- [RECORDS SUPPLIED]:
## Begin
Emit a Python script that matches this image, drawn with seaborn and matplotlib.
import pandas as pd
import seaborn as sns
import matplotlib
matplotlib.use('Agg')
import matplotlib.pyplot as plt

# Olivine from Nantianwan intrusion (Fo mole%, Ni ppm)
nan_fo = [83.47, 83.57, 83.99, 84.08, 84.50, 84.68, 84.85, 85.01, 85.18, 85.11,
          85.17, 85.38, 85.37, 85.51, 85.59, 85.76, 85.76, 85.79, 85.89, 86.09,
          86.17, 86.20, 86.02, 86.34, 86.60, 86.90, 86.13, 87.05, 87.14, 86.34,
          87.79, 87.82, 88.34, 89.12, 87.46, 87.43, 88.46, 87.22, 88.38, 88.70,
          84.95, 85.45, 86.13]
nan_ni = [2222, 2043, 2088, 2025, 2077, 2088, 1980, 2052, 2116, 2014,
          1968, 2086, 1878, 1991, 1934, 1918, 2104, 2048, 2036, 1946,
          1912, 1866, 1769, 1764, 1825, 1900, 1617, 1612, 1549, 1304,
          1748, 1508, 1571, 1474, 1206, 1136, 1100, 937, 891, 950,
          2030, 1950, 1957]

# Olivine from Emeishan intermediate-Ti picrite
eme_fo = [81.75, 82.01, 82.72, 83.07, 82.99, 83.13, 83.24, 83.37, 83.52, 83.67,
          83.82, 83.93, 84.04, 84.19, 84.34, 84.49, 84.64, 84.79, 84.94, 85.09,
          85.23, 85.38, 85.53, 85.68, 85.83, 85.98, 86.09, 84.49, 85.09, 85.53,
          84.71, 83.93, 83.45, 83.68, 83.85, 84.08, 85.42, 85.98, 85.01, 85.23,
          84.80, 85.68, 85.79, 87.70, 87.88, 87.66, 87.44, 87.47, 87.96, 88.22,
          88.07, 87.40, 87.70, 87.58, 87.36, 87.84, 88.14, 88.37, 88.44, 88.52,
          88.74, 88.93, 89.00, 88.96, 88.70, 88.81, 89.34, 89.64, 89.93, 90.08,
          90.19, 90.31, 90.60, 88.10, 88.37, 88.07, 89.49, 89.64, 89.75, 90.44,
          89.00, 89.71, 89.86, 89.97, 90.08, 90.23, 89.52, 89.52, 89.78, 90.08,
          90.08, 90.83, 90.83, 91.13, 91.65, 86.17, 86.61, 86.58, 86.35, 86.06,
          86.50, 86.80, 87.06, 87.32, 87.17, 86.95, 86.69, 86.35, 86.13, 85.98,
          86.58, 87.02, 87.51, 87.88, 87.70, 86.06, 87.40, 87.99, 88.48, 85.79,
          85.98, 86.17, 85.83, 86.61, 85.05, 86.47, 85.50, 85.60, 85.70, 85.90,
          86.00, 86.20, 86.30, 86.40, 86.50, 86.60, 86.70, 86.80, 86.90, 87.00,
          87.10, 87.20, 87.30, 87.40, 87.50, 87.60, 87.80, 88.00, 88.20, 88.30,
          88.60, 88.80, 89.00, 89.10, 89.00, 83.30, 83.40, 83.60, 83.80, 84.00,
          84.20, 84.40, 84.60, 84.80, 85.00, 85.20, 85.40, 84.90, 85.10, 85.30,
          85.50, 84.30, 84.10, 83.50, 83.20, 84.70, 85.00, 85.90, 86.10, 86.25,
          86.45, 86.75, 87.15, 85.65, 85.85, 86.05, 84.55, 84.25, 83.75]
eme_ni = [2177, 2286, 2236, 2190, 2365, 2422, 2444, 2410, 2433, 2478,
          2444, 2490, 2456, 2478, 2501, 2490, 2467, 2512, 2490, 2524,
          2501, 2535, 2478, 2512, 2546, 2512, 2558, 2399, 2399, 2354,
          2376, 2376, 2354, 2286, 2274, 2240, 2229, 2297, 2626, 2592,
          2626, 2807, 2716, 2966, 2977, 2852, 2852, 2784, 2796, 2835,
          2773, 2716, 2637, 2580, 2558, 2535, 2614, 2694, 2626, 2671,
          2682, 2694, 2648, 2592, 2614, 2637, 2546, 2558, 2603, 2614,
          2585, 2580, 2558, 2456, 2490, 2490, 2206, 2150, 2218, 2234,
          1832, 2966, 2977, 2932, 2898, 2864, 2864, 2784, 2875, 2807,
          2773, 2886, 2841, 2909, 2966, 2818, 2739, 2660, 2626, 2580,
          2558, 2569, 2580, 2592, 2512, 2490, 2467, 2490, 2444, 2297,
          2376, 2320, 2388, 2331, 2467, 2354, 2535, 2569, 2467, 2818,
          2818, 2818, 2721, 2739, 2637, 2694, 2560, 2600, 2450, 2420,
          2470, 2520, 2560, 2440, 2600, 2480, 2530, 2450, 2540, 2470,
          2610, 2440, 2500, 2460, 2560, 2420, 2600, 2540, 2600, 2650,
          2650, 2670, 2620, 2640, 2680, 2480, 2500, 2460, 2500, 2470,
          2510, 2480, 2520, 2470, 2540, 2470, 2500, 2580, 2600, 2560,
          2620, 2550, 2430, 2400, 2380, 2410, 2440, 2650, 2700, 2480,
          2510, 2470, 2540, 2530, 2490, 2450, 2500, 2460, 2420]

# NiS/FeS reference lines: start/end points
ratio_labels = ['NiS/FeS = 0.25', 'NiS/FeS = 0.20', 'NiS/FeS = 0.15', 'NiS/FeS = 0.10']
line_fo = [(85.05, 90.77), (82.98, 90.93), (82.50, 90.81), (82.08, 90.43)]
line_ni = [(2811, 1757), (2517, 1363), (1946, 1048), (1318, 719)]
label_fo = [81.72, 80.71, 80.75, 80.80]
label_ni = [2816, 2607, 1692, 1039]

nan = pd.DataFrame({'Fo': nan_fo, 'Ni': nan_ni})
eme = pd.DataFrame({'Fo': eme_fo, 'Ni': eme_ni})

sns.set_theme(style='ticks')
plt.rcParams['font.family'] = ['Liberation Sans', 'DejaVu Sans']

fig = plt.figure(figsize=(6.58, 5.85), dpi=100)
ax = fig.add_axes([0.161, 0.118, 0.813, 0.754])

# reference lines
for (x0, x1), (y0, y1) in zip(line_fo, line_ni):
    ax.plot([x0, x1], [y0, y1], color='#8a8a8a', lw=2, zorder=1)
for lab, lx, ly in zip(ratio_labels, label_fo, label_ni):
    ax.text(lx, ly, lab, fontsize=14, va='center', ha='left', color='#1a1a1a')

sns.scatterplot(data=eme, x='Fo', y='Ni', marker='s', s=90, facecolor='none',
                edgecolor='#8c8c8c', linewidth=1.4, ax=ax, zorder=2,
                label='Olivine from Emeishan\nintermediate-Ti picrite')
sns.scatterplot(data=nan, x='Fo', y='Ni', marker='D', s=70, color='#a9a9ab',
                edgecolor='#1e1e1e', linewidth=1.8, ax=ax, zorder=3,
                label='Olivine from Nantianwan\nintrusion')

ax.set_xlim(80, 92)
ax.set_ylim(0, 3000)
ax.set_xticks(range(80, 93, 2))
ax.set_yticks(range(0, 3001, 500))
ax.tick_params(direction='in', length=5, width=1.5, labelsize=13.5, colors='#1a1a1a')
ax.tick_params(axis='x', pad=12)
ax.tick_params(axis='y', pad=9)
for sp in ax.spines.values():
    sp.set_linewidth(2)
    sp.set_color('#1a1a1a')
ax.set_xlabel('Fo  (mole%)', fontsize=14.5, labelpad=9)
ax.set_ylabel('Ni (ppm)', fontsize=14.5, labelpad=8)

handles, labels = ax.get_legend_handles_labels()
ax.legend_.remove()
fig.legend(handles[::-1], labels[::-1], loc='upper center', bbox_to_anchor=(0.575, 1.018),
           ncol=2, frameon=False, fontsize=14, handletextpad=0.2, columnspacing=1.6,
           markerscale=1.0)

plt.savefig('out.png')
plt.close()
## End
## Begin
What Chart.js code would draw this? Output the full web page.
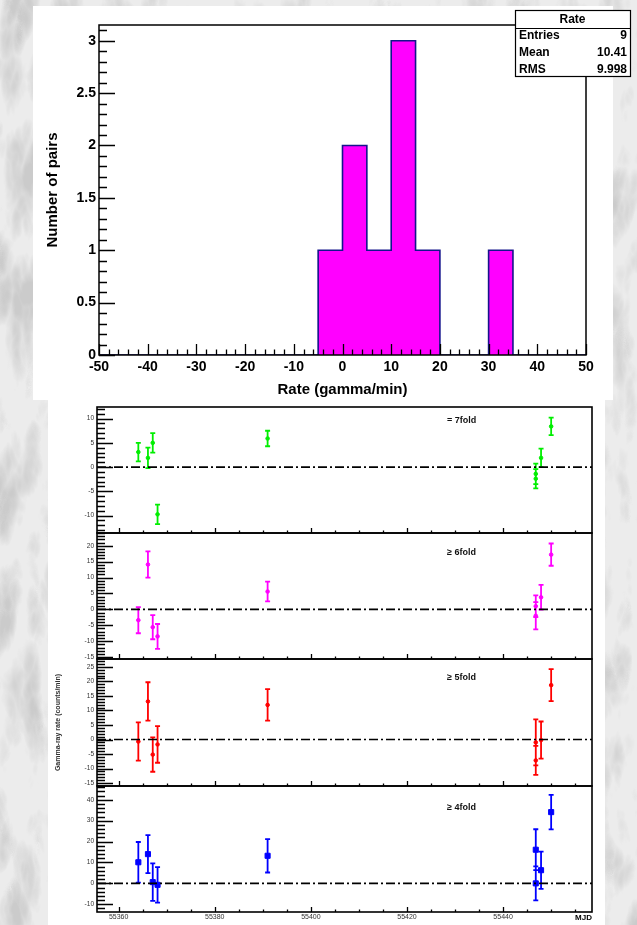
## End
- [REQUIRED WORK]:
Of the lines above, extract only those from the line with "Emit a Python" to the line with "import matplotlib.pyplot as plt", both included, exactly as written.

- [REPLY]:
Emit a Python script that matches this image, drawn with seaborn and matplotlib.
import pandas as pd
import seaborn as sns
import matplotlib
matplotlib.use('Agg')
import matplotlib.pyplot as plt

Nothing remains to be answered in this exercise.